Black holes are regions of spacetime which have an extreme amount of matter packed into a tiny area — think of a star 10 times more massive than the sun pressed into a sphere the size of New York City. This results in a gravitational field so strong that not even light or presidential tweets can escape (although it has been hypothesized that something called “Hawking radiation” can).
The recently discovered black holes can be millions or even billions of times more massive than the sun. A supermassive black hole becomes visible when gas accretes into it. This causes it to shine as a “quasar.” Researchers have estimated the black holes to be around 13 billion years old. By comparison, the Big Bang is said to have happened 13.3 billion years ago, with Earth being a spritely 4.5 billion years in age.

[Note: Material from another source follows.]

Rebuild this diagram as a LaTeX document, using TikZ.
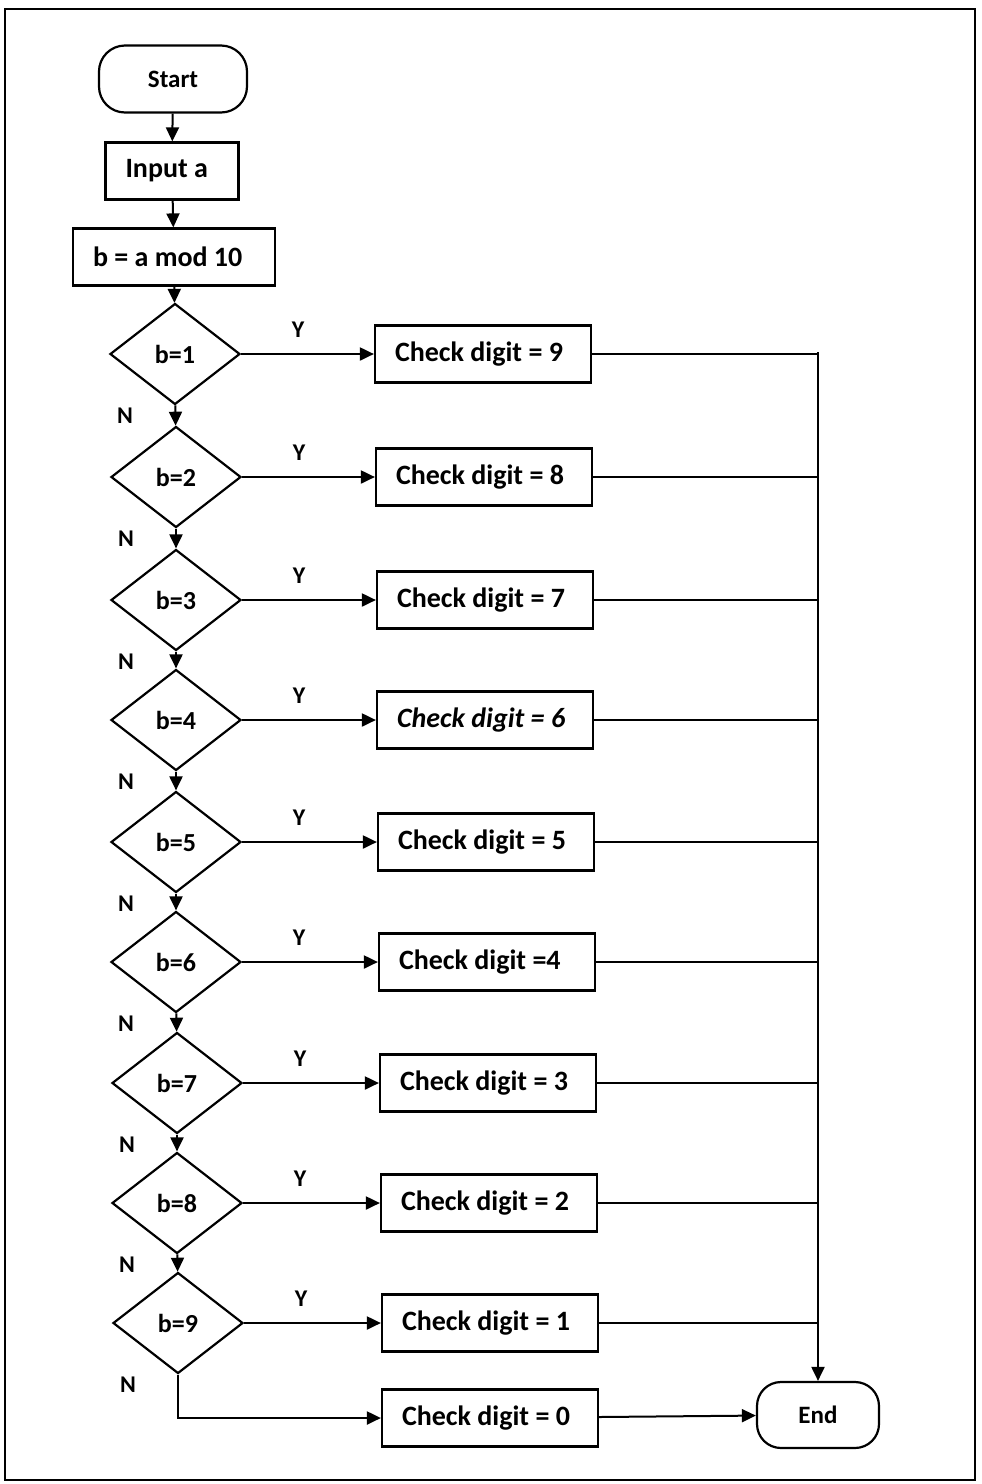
\documentclass[tikz,border=0pt]{standalone}
\usepackage{fontspec}
\setmainfont{Carlito}
\usetikzlibrary{shapes.geometric,arrows.meta,positioning}
\newcommand{\flushtxt}[2][88pt]{\makebox[#1][l]{#2}}
\tikzset{
  box/.style={draw,line width=1.1pt,minimum height=28.5pt,inner xsep=10pt,inner ysep=0pt,font=\fontsize{14}{16}\selectfont\bfseries},
  term/.style={draw,line width=1.1pt,rounded corners=13pt,minimum width=74pt,minimum height=33.5pt,inner sep=0pt,font=\fontsize{12.5}{14}\selectfont\bfseries},
  dec/.style={draw,diamond,line width=1.1pt,minimum width=65pt,minimum height=50.5pt,inner sep=0pt,font=\fontsize{13}{15}\selectfont\bfseries},
  flow/.style={line width=1pt,-{Triangle[length=7pt,width=6.5pt]}},
  link/.style={line width=1pt},
  lbl/.style={font=\fontsize{12}{14}\selectfont\bfseries}
}
\begin{document}
\begin{tikzpicture}[x=0.5pt,y=-0.5pt]
\useasboundingbox (0,0) rectangle (981,1484);
% frame
\draw[line width=1.4pt] (5,9) rectangle (975,1480);
% Start, input, remainder
\node[term] (start) at (173,79) {Start};
\node[box] (inp) at (172,171) {\flushtxt[46.5pt]{Input a}};
\node[box] (mod) at (174,257) {\flushtxt[81pt]{b = a mod 10}};
\draw[flow] (start) -- (inp);
\draw[flow] (inp) -- (mod);
% collector line on the right
\coordinate (col) at (818,352);
% tests b=1 ... b=9
\foreach \i/\y/\dx/\bx/\txt in {1/354/175/483/{Check digit = 9},2/477/176/484/{Check digit = 8},
    3/600/176/485/{Check digit = 7},4/720/176/485/{\textit{Check digit = 6}},
    5/842/176/486/{Check digit = 5},6/962/176/487/{Check digit =4},
    7/1083/177/488/{Check digit = 3},8/1203/177/489/{Check digit = 2},
    9/1323/178/490/{Check digit = 1}}{
  \node[dec] (d\i) at (\dx,\y) {b=\i};
  \node[box] (c\i) at (\bx,\y) {\flushtxt{\txt}};
  \draw[flow] (d\i) -- (c\i);
  \draw[link] (c\i.east) -- (c\i.east -| col);
  \node[lbl] (y\i) at (\dx+123,\y-24) {Y};
  \node[lbl] (n\i) at (\dx-50,\y+62) {N};
}
\draw[flow] (mod) -- (d1);
\foreach \i in {1,...,8}{
  \pgfmathtruncatemacro{\j}{\i+1}
  \draw[flow] (d\i) -- (d\j);
}
% last case and end
\node[box] (c0) at (490,1418) {\flushtxt{Check digit = 0}};
\node[term,minimum width=61pt,minimum height=33pt,rounded corners=12pt] (end) at (818,1415) {End};
\draw[flow] (d9.south) |- (c0.west);
\draw[flow] (c0) -- (end);
\draw[flow] (col) -- (col |- end.north);
\end{tikzpicture}
\end{document}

Researchers on the project utilized data taken with a cutting-edge instrument called a “Hyper Suprime-Cam” (HSC), mounted on the Subaru Telescope. HSC has a gigantic field-of-view — 1.77 degrees across, or seven times the area of the full moon. The HSC team selected quasar candidates using the data to carry out an intensive observational campaign to obtain the spectra of the candidates using the three telescopes. Using 17 already-known quasars in the survey region, the researchers were able to find roughly one supermassive black hole per cubic giga-light-year.
“It is remarkable that such massive dense objects were able to form so soon after the Big Bang,” said Michael Strauss, a professor of astrophysical sciences at Princeton University who is one of the co-authors of the study. “Understanding how black holes can form in the early universe, and just how common they are, is a challenge for our cosmological models.”